Print only the lines from the top of the data through the line with "var width = 972, height = 589", both included, skipping every picture.

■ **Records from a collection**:
---

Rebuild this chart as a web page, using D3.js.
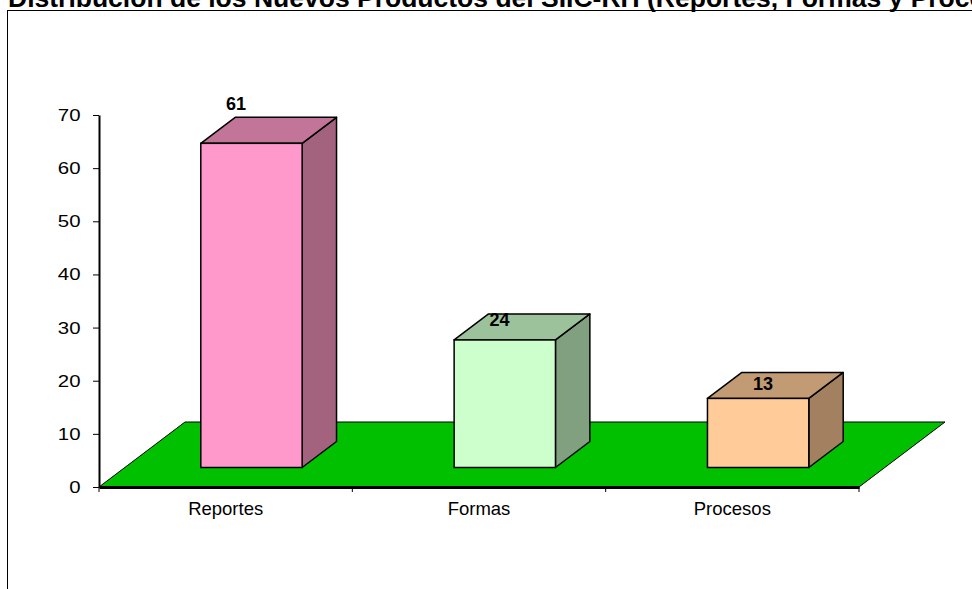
<!DOCTYPE html>
<html>
<head>
<meta charset="utf-8">
<script src="https://cdn.jsdelivr.net/npm/d3@7"></script>
<style>
  body { margin: 0; background: #fff; }
  svg { display: block; font-family: Arial, "Liberation Sans", sans-serif; }
</style>
</head>
<body>
<div id="chart"></div>
<script>
// data
var title = "Distribución de los Nuevos Productos del SIIC-RH (Reportes, Formas y Procesos)"
var categories = ["Reportes", "Formas", "Procesos"]
var values = [61, 24, 13]
var yTicks = [0, 10, 20, 30, 40, 50, 60, 70]
var frontColors = ["#FF99CC", "#CCFFCC", "#FFCC99"]
var topColors = ["#C27599", "#9CC29C", "#C29A73"]
var sideColors = ["#A3637F", "#80A080", "#A3805F"]

var width = 972, height = 589

var svg = d3.select("#chart")
    .append("svg")
    .attr("width", width)
    .attr("height", height)

// chart area frame (runs off the page on the right and bottom)
svg.append("rect")
    .attr("x", 7.5).attr("y", 10.5)
    .attr("width", 1000).attr("height", 600)
    .attr("fill", "#fff")
    .attr("stroke", "#000")
    .attr("stroke-width", 1)

// title, cut at the top edge like the source
svg.append("text")
    .attr("x", 8).attr("y", 6.5)
    .style("font-size", "26.5px")
    .style("font-weight", "bold")
    .text(title)

var x_scale = d3.scaleBand()
    .domain(categories)
    .range([99, 859])

var y_scale = d3.scaleLinear()
    .domain([0, 70])
    .range([487, 115])

// depth of the floor (3D offset of the back edge)
var depth = {dx: 86, dy: -65}
var d0 = 0.3, d1 = 0.7   // bar front / back, as fraction of depth

// floor
var x0 = x_scale.range()[0], x1 = x_scale.range()[1], yb = y_scale(0)
svg.append("path")
    .attr("d", "M" + x0 + "," + yb +
               "L" + (x0 + depth.dx) + "," + (yb + depth.dy) +
               "L" + (x1 + depth.dx) + "," + (yb + depth.dy) +
               "L" + x1 + "," + yb + "Z")
    .attr("fill", "#00C000")
    .attr("stroke", "#000")
    .attr("stroke-width", 1)

// y axis
var yaxis = d3.axisLeft(y_scale)
    .tickValues(yTicks)
    .tickSize(6)
    .tickSizeOuter(0)

var gy = svg.append("g")
    .attr("transform", "translate(" + x0 + ",0)")
    .call(yaxis)
gy.select(".domain").attr("stroke", "#000").attr("stroke-width", 2)
gy.selectAll(".tick line").attr("stroke", "#000")
// the source labels are stretched sideways
gy.selectAll(".tick text")
    .attr("fill", "#000")
    .attr("x", -18.5 / 1.2)
    .attr("transform", "scale(1.2,1)")
    .style("font-size", "17px")
    .style("font-family", "Arial, 'Liberation Sans', sans-serif")

// x axis (front edge of the floor)
var xaxis = d3.axisBottom(x_scale)
    .tickSize(0)
    .tickPadding(15)

var gx = svg.append("g")
    .attr("transform", "translate(0," + yb + ")")
    .call(xaxis)
gx.select(".domain").attr("stroke", "#000").attr("stroke-width", 3)
gx.selectAll(".tick text")
    .attr("fill", "#000")
    .style("font-size", "18.5px")
    .style("font-family", "Arial, 'Liberation Sans', sans-serif")

// tick marks at the band edges
var edges = categories.map(function (c) { return x_scale(c) }).concat([x1])
gx.selectAll(".edge")
    .data(edges)
    .enter()
    .append("line")
    .attr("x1", function (d) { return d }).attr("x2", function (d) { return d })
    .attr("y1", 0).attr("y2", 5)
    .attr("stroke", "#000")

// 3D bars
var bw = x_scale.bandwidth()
var bars = svg.selectAll(".bar")
    .data(values)
    .enter()
    .append("g")
    .attr("class", "bar")

function barGeom(v, i) {
    var fx = x_scale(categories[i]) + bw * 0.3 + depth.dx * d0
    var fw = bw * 0.4
    var fb = y_scale(0) + depth.dy * d0
    var ft = y_scale(v) + depth.dy * d0
    var sx = depth.dx * (d1 - d0), sy = depth.dy * (d1 - d0)
    return {fx: fx, fw: fw, fb: fb, ft: ft, sx: sx, sy: sy}
}

bars.append("path")  // side face
    .attr("d", function (v, i) {
        var g = barGeom(v, i)
        var r = g.fx + g.fw
        return "M" + r + "," + g.fb + "L" + (r + g.sx) + "," + (g.fb + g.sy) +
               "L" + (r + g.sx) + "," + (g.ft + g.sy) + "L" + r + "," + g.ft + "Z"
    })
    .attr("fill", function (v, i) { return sideColors[i] })
    .attr("stroke", "#000").attr("stroke-width", 1.5).attr("stroke-linejoin", "round")

bars.append("path")  // top face
    .attr("d", function (v, i) {
        var g = barGeom(v, i)
        return "M" + g.fx + "," + g.ft + "L" + (g.fx + g.sx) + "," + (g.ft + g.sy) +
               "L" + (g.fx + g.fw + g.sx) + "," + (g.ft + g.sy) +
               "L" + (g.fx + g.fw) + "," + g.ft + "Z"
    })
    .attr("fill", function (v, i) { return topColors[i] })
    .attr("stroke", "#000").attr("stroke-width", 1.5).attr("stroke-linejoin", "round")

bars.append("rect")  // front face
    .attr("x", function (v, i) { return barGeom(v, i).fx })
    .attr("y", function (v, i) { return barGeom(v, i).ft })
    .attr("width", function (v, i) { return barGeom(v, i).fw })
    .attr("height", function (v, i) { var g = barGeom(v, i); return g.fb - g.ft })
    .attr("fill", function (v, i) { return frontColors[i] })
    .attr("stroke", "#000").attr("stroke-width", 1.5)

// value labels (Excel places these in projected space)
var label_x = d3.scalePoint().domain(categories).range([236, 763])
var label_y = d3.scaleLinear().domain([0, 70]).range([466, 58])

bars.append("text")
    .attr("x", function (v, i) { return label_x(categories[i]) })
    .attr("y", function (v) { return label_y(v) })
    .attr("text-anchor", "middle")
    .style("font-size", "18px")
    .style("font-weight", "bold")
    .text(function (v) { return v })
</script>
</body>
</html>
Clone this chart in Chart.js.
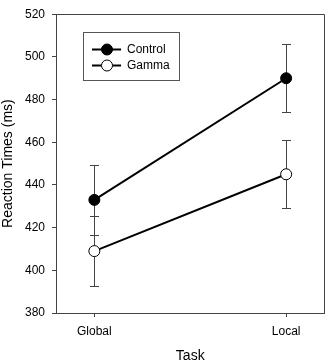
<!DOCTYPE html>
<html>
<head>
<meta charset="utf-8">
<script src="https://cdn.jsdelivr.net/npm/chart.js@4"></script>
<style>
html,body{margin:0;padding:0;background:#fff;}
#wrap{width:331px;height:362px;position:relative;}
</style>
</head>
<body>
<div id="wrap"><canvas id="c" width="331" height="362"></canvas></div>
<script>
const categories = ['Global', 'Local'];
const seriesNames = ['Control', 'Gamma'];
const controlMeans = [433, 490];
const controlErr = [16.5, 16];
const gammaMeans = [409, 445];
const gammaErr = [16.5, 16];
const yMin = 380, yMax = 520, yStep = 20;

const FONT = 'Liberation Sans, Arial, sans-serif';

function pts(means){ return means.map((v,i)=>({x:i, y:v})); }

const errorBars = {
  id:'errorBars',
  beforeDatasetsDraw(chart){
    const ctx = chart.ctx, xs = chart.scales.x, ys = chart.scales.y;
    const sets = [[controlMeans, controlErr],[gammaMeans, gammaErr]];
    ctx.save();
    ctx.strokeStyle = '#444';
    ctx.lineWidth = 1;
    sets.forEach(([m,e])=>{
      m.forEach((v,i)=>{
        const x = Math.round(xs.getPixelForValue(i)) + 0.5;
        const yt = Math.round(ys.getPixelForValue(v+e[i])) + 0.5;
        const yb = Math.round(ys.getPixelForValue(v-e[i])) + 0.5;
        ctx.beginPath();
        ctx.moveTo(x, yt); ctx.lineTo(x, yb);
        ctx.moveTo(x-4.5, yt); ctx.lineTo(x+4.5, yt);
        ctx.moveTo(x-4.5, yb); ctx.lineTo(x+4.5, yb);
        ctx.stroke();
      });
    });
    ctx.restore();
  }
};

const frameAndLegend = {
  id:'frameAndLegend',
  afterDraw(chart){
    const ctx = chart.ctx, a = chart.chartArea;
    ctx.save();
    ctx.strokeStyle = '#444';
    ctx.lineWidth = 1;
    ctx.beginPath();
    ctx.moveTo(Math.round(a.left)+0.5, Math.round(a.top)+0.5);
    ctx.lineTo(Math.round(a.right)-0.5, Math.round(a.top)+0.5);
    ctx.lineTo(Math.round(a.right)-0.5, Math.round(a.bottom)+0.5);
    ctx.stroke();

    // legend
    const lx = Math.round(a.left) + 27, ly = Math.round(a.top) + 18;
    const lw = 96, lh = 48;
    ctx.strokeStyle = '#555';
    ctx.strokeRect(lx+0.5, ly+0.5, lw, lh);
    const rows = [ly+17.5, ly+33.5];
    ctx.font = '12px ' + FONT;
    ctx.textBaseline = 'middle';
    ctx.textAlign = 'left';
    seriesNames.forEach((name, i)=>{
      const y = rows[i];
      ctx.strokeStyle = '#000';
      ctx.lineWidth = 2;
      ctx.beginPath();
      ctx.moveTo(lx+9, y); ctx.lineTo(lx+38, y);
      ctx.stroke();
      ctx.beginPath();
      ctx.arc(lx+24, y, 5.5, 0, Math.PI*2);
      ctx.fillStyle = i===0 ? '#000' : '#fff';
      ctx.fill();
      ctx.lineWidth = 1;
      ctx.stroke();
      ctx.fillStyle = '#000';
      ctx.fillText(name, lx+44, y+0.5);
    });
    ctx.restore();
  }
};

new Chart(document.getElementById('c'), {
  type:'line',
  data:{
    datasets:[
      {label:seriesNames[0], data:pts(controlMeans), borderColor:'#000', borderWidth:2,
       pointRadius:5.5, pointBackgroundColor:'#000', pointBorderColor:'#000', pointBorderWidth:1},
      {label:seriesNames[1], data:pts(gammaMeans), borderColor:'#000', borderWidth:2,
       pointRadius:5.5, pointBackgroundColor:'#fff', pointBorderColor:'#000', pointBorderWidth:1}
    ]
  },
  options:{
    responsive:false,
    animation:false,
    layout:{padding:{top:6, right:3, left:0, bottom:0}},
    plugins:{legend:{display:false}, tooltip:{enabled:false}},
    scales:{
      x:{
        type:'linear', min:-0.2, max:1.2,
        afterBuildTicks(s){ s.ticks = categories.map((c,i)=>({value:i})); },
        afterFit(s){ s.height = 49; },
        ticks:{ callback:(v)=>categories[v] ?? '', font:{family:FONT, size:12}, color:'#000', padding:7, maxRotation:0 },
        grid:{ drawOnChartArea:false, tickLength:4, color:'#444' },
        border:{ color:'#444', width:1 },
        title:{ display:true, text:'Task', font:{family:FONT, size:14}, color:'#000', padding:{top:6, bottom:-3} }
      },
      y:{
        min:yMin, max:yMax,
        afterFit(s){ s.width = 56; },
        ticks:{ stepSize:yStep, font:{family:FONT, size:12}, color:'#000', padding:7 },
        grid:{ drawOnChartArea:false, tickLength:4, color:'#444' },
        border:{ color:'#444', width:1 },
        title:{ display:true, text:'Reaction Times (ms)', font:{family:FONT, size:14}, color:'#000', padding:{top:0, bottom:0} }
      }
    }
  },
  plugins:[errorBars, frameAndLegend]
});
</script>
</body>
</html>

---

■ **Written response**:
Rebuild this chart as a web page, using D3.js.
<!DOCTYPE html>
<html>
<head>
<meta charset="utf-8">
<script src="https://cdn.jsdelivr.net/npm/d3@7"></script>
<style>
  body { margin: 0; background: #fff; }
  svg { display: block; font-family: Arial, "Liberation Sans", sans-serif; }
</style>
</head>
<body>
<div id="chart"></div>
<script>
// data
var title = "Distribución de los Nuevos Productos del SIIC-RH (Reportes, Formas y Procesos)"
var categories = ["Reportes", "Formas", "Procesos"]
var values = [61, 24, 13]
var yTicks = [0, 10, 20, 30, 40, 50, 60, 70]
var frontColors = ["#FF99CC", "#CCFFCC", "#FFCC99"]
var topColors = ["#C27599", "#9CC29C", "#C29A73"]
var sideColors = ["#A3637F", "#80A080", "#A3805F"]

var width = 972, height = 589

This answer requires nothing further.